1. Proving Descent in a Broken Record System For many Aboriginal people, especially those affected by the Stolen Generations, establishing genealogical descent is simply not possible. Colonial recordkeeping was inconsistent, names were changed or erased, and in some cases, families were deliberately separated from their cultural identity.

To demand proof of descent through written documentation can, therefore, be deeply unjust — it privileges those whose lineage was less disrupted by colonial systems and penalises those most impacted by them.

2. Community Recognition: The Strongest Yet Most Contested Link Community recognition is intended to be the anchor — the cultural and social validation that grounds Aboriginality in belonging and shared identity. But this too is fraught. Communities differ in size, governance, politics, and their interpretation of what recognition means.

In some regions, community recognition is formalised through Aboriginal corporations or councils. In others, it is personal and relational. The challenge arises when one community’s recognition is dismissed by another — or by government agencies that fail to understand local dynamics.

3. The Business–Community Divide The modern landscape of Indigenous procurement and corporate partnerships has, in many ways, commercialised Aboriginal identity.
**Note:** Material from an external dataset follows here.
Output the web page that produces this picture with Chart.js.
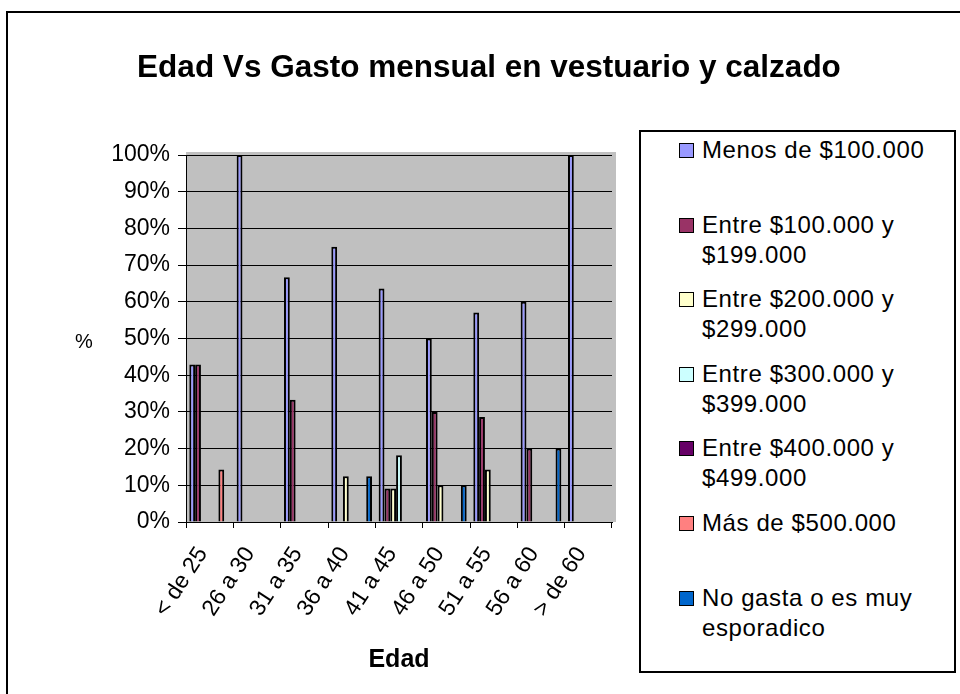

Businesses owned by individuals who meet the descent and self-identity criteria — but who have little genuine connection to community — can still access Indigenous procurement advantages.

This has fuelled resentment within communities who feel that certificates have become transactional tools, detached from cultural responsibility. The very system designed to empower Indigenous people can, paradoxically, reward individualism over collective community outcomes.


A Difficult Question: What If Descent Cannot Be Proven, but Community Connection Is Undeniable?

This is the ethical dilemma at the heart of the current system.

If a person is widely known, respected, and accepted within a community as an Aboriginal person — they live there, contribute culturally, raise their children in community, and uphold Indigenous values — but they cannot provide documentary proof of descent, should they be denied formal recognition?

Many Elders and communities say no. They argue that community recognition is the truest test of Aboriginality because culture and belonging are lived, not written on paper. Connection is felt in ceremony, in language, in responsibility — not in a family tree typed on colonial archives.

Others, however, warn that removing descent from the equation risks opening the door to appropriation or identity fraud — an issue that has increasingly appeared in the public eye. Without a genealogical link, how can we ensure that recognition remains grounded in genuine cultural lineage rather than goodwill alone?

Both sides of this debate reveal a deeper truth: the three-part test was built for clarity, but identity has never been clear-cut.


When the Framework Fails Its Purpose

The rigid application of the three-part criteria has produced several troubling outcomes:

  • Disconnection Over Documentation – Those unable to produce “proof” of descent, despite genuine belonging, are alienated from their identity and opportunities.
  • Division Between Communities – Competing interpretations of who counts as Aboriginal fracture solidarity and trust between groups and individuals.
  • Tokenism in Business – Certification sometimes becomes a strategic asset rather than a marker of cultural continuity, diluting its moral and community significance.
  • Emotional and Cultural Harm – People forced to “prove” their identity can experience shame, rejection, or trauma — particularly when their own community validation is dismissed by bureaucratic systems.

In short, the framework sometimes punishes the very people it was meant to protect.


Towards a More Inclusive and Culturally Grounded Approach

If Australia is to honor both heritage and lived connection, we must ask whether the current framework should evolve. Some pathways forward could include:

1. Recognising Community as the Core Give greater weight to verified community recognition — particularly from respected Elders or traditional authority structures — where documentary proof of descent cannot be obtained due to historical disruption.

2. Creating a Pathway of Reconnection For individuals seeking to reconnect after family separation or disconnection, there should be structured processes of cultural mentorship and support, not rejection. Recognition could be conditional on ongoing cultural engagement rather than denied outright.

3. Decentralising Decision-Making Empower local Aboriginal governance bodies — not bureaucrats — to determine recognition according to their own cultural frameworks and history. Aboriginality cannot be measured by one form template nationwide.

4. Refocusing Certification on Purpose, Not Privilege Ensure that certificates of Aboriginality and Indigenous business registrations serve as tools for community empowerment, not merely as gateways for personal or corporate gain. Evidence of ongoing contribution to community could form part of renewal processes.


A Time for Honest Reflection

The three-part test was designed to protect Indigenous identity from misuse — yet it has become, in some cases, a wedge between community and opportunity. It has left many asking: Who gets to decide who is Aboriginal?

Is Aboriginality something that can be proved by paperwork, or something that is lived through culture, belonging and contribution?

If a community recognises someone as one of their own — if that person participates, contributes and is accepted in every meaningful way — does it truly serve justice to deny them recognition simply because colonisation erased their family records?

Perhaps it’s time Australia re-examined not only how we define Aboriginality, but why we define it. Because if the aim of recognition is empowerment, inclusion and reconciliation — then the measure must also be guided by compassion, integrity, and truth.